Planta da Província do Rio Grande em 1841. Acervo: Biblioteca digital hispânica. |
A
historiadora Mariana Thompson Flores (Por Baixo dos Panos. In: Revista de História da Biblioteca Nacional
do Rio de Janeiro. Rio de Janeiro: Fundação Biblioteca Nacional, n.68,
2011), pesquisou uma rede de contrabando ligando a fronteira oeste do Rio
Grande do Sul até os maiores centros urbanos da Província na segunda metade do
século XIX, provocando prejuízos para os comerciantes de cidades como Rio
Grande e Porto Alegre.
A autora
analisou a atuação de um bando de vinte homens, brasileiros, argentinos e
uruguaios, que faziam o contrabando de mercadorias das margens argentinas do
Rio Uruguai para a cidade de Uruguaiana e dali para outras localidades
rio-grandenses. O carregamento ilegal atravessou o rio Uruguai de bote para ser
entregue na casa comercial dos irmãos Juan e José Comas, comerciantes
argentinos radicados em
Uruguaiana. Porém , os guardas da fronteira fazem uma
abordagem e conseguem prender alguns dos contrabandistas, inclusive os irmãos
Comas, que são indiciados como réus. Este fato ocorrido numa madrugada do mês
de novembro de 1864 evidenciou formalmente a prática do comércio ilegal.

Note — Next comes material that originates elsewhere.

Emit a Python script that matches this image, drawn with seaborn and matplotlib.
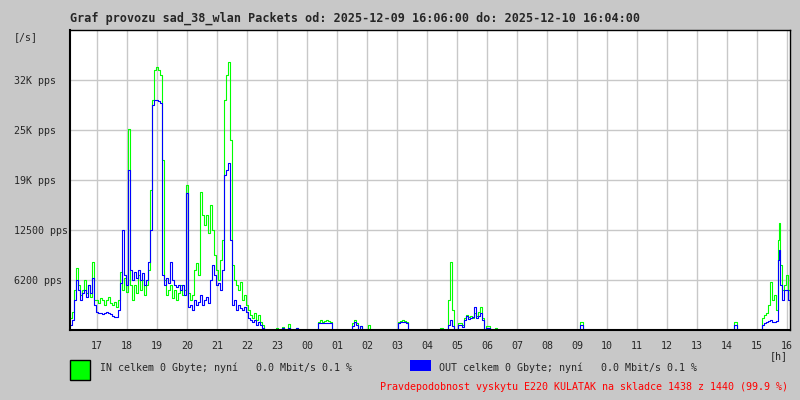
import matplotlib
matplotlib.use("Agg")
import matplotlib.pyplot as plt
import matplotlib.patches as mpatches
import seaborn as sns
import pandas as pd

# ---------------- data (packets per second) ----------------
# time in minutes since 2025-12-09 16:06
minuty_spicka = list(range(0, 392, 4))
in_spicka = [1500, 2250, 5000, 7750, 5625, 4375, 5000, 6250, 4625, 5625,
             4125, 8500, 3750, 3750, 3375, 4000, 3750, 3125, 3750, 4125,
             3375, 3125, 3500, 2875, 3750, 7250, 5000, 6500, 4750, 25125,
             5625, 3750, 5625, 4625, 6875, 5000, 6250, 4375, 5625, 7500,
             17500, 28750, 32500, 32875, 32500, 31875, 21250, 6250, 4375, 5000,
             5625, 4000, 5000, 3750, 4625, 5625, 4375, 5000, 18125, 4625,
             3750, 4375, 7500, 8375, 6875, 17250, 14375, 13125, 14375, 12125,
             15625, 12500, 9375, 7500, 6250, 8750, 11250, 28750, 31875, 33500,
             23750, 8125, 6250, 5625, 5000, 6000, 3750, 4375, 3125, 2500,
             1875, 1500, 2125, 1250, 1875, 1000, 625, 0]
out_spicka = [625, 1250, 3750, 6250, 5000, 3750, 4625, 5000, 4125, 5625,
              4625, 6500, 3125, 2250, 2125, 2125, 2000, 2125, 2250, 2125,
              2000, 1750, 1625, 1625, 2500, 5875, 12500, 6875, 5625, 20000,
              7500, 6250, 7250, 6500, 7500, 6250, 7125, 5625, 6250, 8500,
              12500, 28125, 28750, 28750, 28625, 28375, 6875, 5625, 6500, 5875,
              8500, 6250, 5625, 5375, 5625, 5000, 5625, 4375, 17125, 2875,
              3125, 2500, 3750, 3125, 3500, 4375, 3125, 3750, 4125, 3375,
              6250, 8125, 6875, 5625, 5875, 5000, 7500, 19375, 20000, 20875,
              11250, 3125, 3750, 2500, 3125, 2750, 2500, 2875, 2250, 1500,
              1250, 1000, 1250, 625, 1000, 625, 250, 0]

minuty_klid = [392, 412, 416, 424, 428, 436, 440, 452, 456,
               496, 500, 504, 508, 512, 516, 520, 524,
               564, 568, 572, 576, 580, 584, 596, 600,
               656, 660, 664, 668, 672, 676, 740, 746,
               756, 760, 764, 768, 776, 784, 788, 792, 796, 800, 804, 808,
               812, 816, 820, 824, 828, 832, 840, 850, 854,
               1020, 1026, 1328, 1334,
               1384, 1388, 1392, 1396, 1400, 1404, 1408, 1412, 1416, 1418,
               1420, 1424, 1428, 1432, 1436, 1440]
in_klid = [0, 250, 0, 375, 0, 750, 0, 250, 0,
           1000, 1250, 1000, 1125, 1250, 1125, 1000, 0,
           875, 1250, 875, 0, 500, 0, 625, 0,
           1000, 1125, 1250, 1125, 1000, 0, 250, 0,
           3750, 8500, 2500, 0, 875, 625, 1500, 1875, 1625, 1750, 1500, 2125,
           1750, 2250, 2875, 1500, 0, 500, 0, 250, 0,
           1000, 0, 1000, 0,
           1500, 1875, 2125, 3125, 6000, 3750, 4375, 2500, 11250, 13375,
           8125, 5000, 5625, 6875, 5000, 4375]
out_klid = [0, 125, 0, 250, 0, 250, 0, 250, 0,
            875, 875, 875, 875, 875, 875, 875, 0,
            500, 1000, 625, 0, 500, 0, 125, 0,
            875, 1000, 1000, 1000, 875, 0, 125, 0,
            625, 1250, 500, 0, 625, 375, 1250, 1750, 1375, 1500, 1625, 2875,
            1500, 1750, 2125, 1250, 0, 250, 0, 125, 0,
            625, 0, 625, 0,
            625, 875, 1000, 1125, 1250, 1000, 1000, 1125, 8750, 10000,
            5625, 3750, 5000, 5000, 3750, 3125]

hodiny_popisky = ["17", "18", "19", "20", "21", "22", "23", "00", "01", "02",
                  "03", "04", "05", "06", "07", "08", "09", "10", "11", "12",
                  "13", "14", "15", "16"]
y_hodnoty = [6250, 12500, 18750, 25000, 31250]
y_popisky = ["6200 pps", "12500 pps", "19K pps", "25K pps", "32K pps"]

titulek = "Graf provozu sad_38_wlan Packets od: 2025-12-09 16:06:00 do: 2025-12-10 16:04:00"
legenda_in = "IN celkem 0 Gbyte; nyní   0.0 Mbit/s 0.1 %"
legenda_out = "OUT celkem 0 Gbyte; nyní   0.0 Mbit/s 0.1 %"
poznamka = "Pravdepodobnost vyskytu E220 KULATAK na skladce 1438 z 1440 (99.9 %)"

# ---------------- build frame ----------------
df = pd.DataFrame({
    "min": minuty_spicka + minuty_klid,
    "IN": in_spicka + in_klid,
    "OUT": out_spicka + out_klid,
})
df["hod"] = 0.1 + df["min"] / 60.0  # hours since 16:00

# ---------------- figure ----------------
sns.set_style("white")
BG = "#c8c8c8"
MONO = ["DejaVu Sans Mono"]
plt.rcParams["font.family"] = MONO

W, H = 800, 400
fig = plt.figure(figsize=(8, 4), dpi=100, facecolor=BG)
ax = fig.add_axes([70 / W, 1 - 330 / H, 720 / W, 300 / H])
ax.set_facecolor("white")

sns.lineplot(data=df, x="hod", y="IN", ax=ax, color="#00ff00", linewidth=0.8,
             drawstyle="steps-post", estimator=None, sort=True, zorder=2)
sns.lineplot(data=df, x="hod", y="OUT", ax=ax, color="#0000ff", linewidth=0.8,
             drawstyle="steps-post", estimator=None, sort=True, zorder=2.1)

ax.set_xlim(0.1, 24.1)
ax.set_ylim(0, 37500)
ax.set_xlabel("")
ax.set_ylabel("")

ax.set_xticks(list(range(1, 25)))
ax.set_xticklabels(hodiny_popisky)
ax.set_yticks(y_hodnoty)
ax.set_yticklabels(y_popisky)
for lab in ax.get_yticklabels():
    lab.set_ha("left")
ax.tick_params(axis="y", length=0, pad=40.3, labelsize=7.2)
ax.tick_params(axis="x", length=0, pad=8.0, labelsize=7.2)

ax.grid(True, color="#c8c8c8", linewidth=1.0)
ax.set_axisbelow(True)
for name, s in ax.spines.items():
    s.set_visible(True)
    s.set_color("black")
    s.set_linewidth(1.5 if name in ("bottom", "left") else 1.0)
    s.set_zorder(5)

def fx(px):
    return px / W

def fy(py):
    return 1 - py / H

fig.text(fx(70), fy(18.5), titulek, fontsize=8.45, fontweight="bold",
         ha="left", va="center", family=MONO)
fig.text(fx(14), fy(37), "[/s]", fontsize=7.2, ha="left", va="center", family=MONO)
fig.text(fx(770), fy(356), "[h]", fontsize=7.2, ha="left", va="center", family=MONO)

fig.patches.append(mpatches.Rectangle((fx(70), fy(380)), 20 / W, 20 / H,
                                      transform=fig.transFigure, facecolor="#00ff00",
                                      edgecolor="black", linewidth=1.0))
fig.patches.append(mpatches.Rectangle((fx(410), fy(371)), 21 / W, 11 / H,
                                      transform=fig.transFigure, facecolor="#0000ff",
                                      edgecolor="none"))
fig.text(fx(100), fy(367.5), legenda_in, fontsize=7.2, ha="left", va="center", family=MONO)
fig.text(fx(439), fy(367.5), legenda_out, fontsize=7.2, ha="left", va="center", family=MONO)
fig.text(fx(380), fy(387), poznamka, fontsize=7.2, ha="left", va="center",
         color="#ff0000", family=MONO)

fig.savefig("out.png", dpi=100, facecolor=BG)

Eram
ações do cotidiano nas fronteiras do sul do Brasil e que raramente eram
interceptados pelas autoridades.
Grandes
contrabandos como este, envolvendo um grande bando e volumes consideráveis de
mercadorias, preocupavam as autoridades alfandegárias, pois comprometiam a
arrecadação de impostos e os lucros dos grupos mercantis da região mais
desenvolvida da província: Porto Alegre, Rio Grande e Pelotas. Para a
historiadora, essas operações eram feitas por mercadores que queriam abastecer
suas casas de comércio com produtos importados, que eram, obviamente,
adquiridos por um custo muito menor do que os que passavam legalmente pela
fronteira. O tráfico dispunha de um aparato complexo que envolvia transporte,
bandos de homens armados para descarregar as mercadorias e escoltá-las até seu
destino e informantes que estavam sempre dando a posição dos guardas de
fronteira, além de cúmplices na própria Alfândega. Estima-se que, pela via
oficial, um comerciante tinha que desembolsar cerca de 30% a 40% do valor de
sua mercadoria para satisfazer o fisco. Já por meios ilícitos, ele pagava
apenas de 15% a 20%. O que mais deixava as autoridades em polvorosa era saber
que as mercadorias ilegais chegavam a casas de comércio muito distantes da
fronteira e, às vezes, bem próximas do porto do Rio Grande. Mas por que os
comerciantes do oeste do Rio Grande do Sul preferiam se aventurar nos mercados
argentinos e uruguaios e não no nacional? A resposta está na facilidade de
acesso a esses lugares. Navegar pelo Rio Uruguai até os portos internacionais
de Buenos Aires e Montevidéu, localizados no Rio da Prata, era bem mais fácil
do que percorrer as tortuosas estradas que ligavam as fronteiras da província à
região portuária.
Conforme
Mariana Thompson Flores outro fator que contribuiu muito para essa atividade
foi à corrupção de funcionários. Boa parte desses produtos contrabandeados
entrava no Brasil pela Alfândega. Alguns deles passavam escondidos no meio de
outras cargas por conta das boas relações que eram mantidas entre os
comerciantes e alguns empregados da repartição, que faziam vista grossa ou
declaravam a mercadoria como bagagem pessoal. Esses procedimentos também eram
facilitados pelo fato de que não costumava haver alterações no quadro de
funcionários da Alfândega de Uruguaiana e estes, sem exceção, estavam atrelados
às redes de poder locais.
A autora
conclui que os governantes do Rio Grande do Sul admitiam em seus relatórios não
haver controle sobre o contrabando praticado nas fronteiras. Dessa forma, a
Assembléia Provincial reivindicava ao poder imperial soluções para a contenção
do comércio ilícito. Os comerciantes das principais praças de negócio lícito da
província se mobilizavam por intermédio de suas associações comerciais e
jornais de comércio para tentar combater essa situação. Nesse contexto, os
contrabandistas da fronteira iam adaptando suas práticas a fim de sustentá-las
e conservá-las, impondo assim ao governo e ao comércio lícito uma verdadeira
queda de braço que ainda se estenderia pelas primeiras décadas do século XX.
Às repetidas
queixas de comerciantes radicados no Porto do Rio Grande em relação à
dificuldade de venda de suas mercadorias no mercado provincial, advém, muitas
vezes, desta concorrência com o comércio ilícito: as altas taxas alfandegárias
pagas por alguns tinham a contrapartida da sonegação por outros.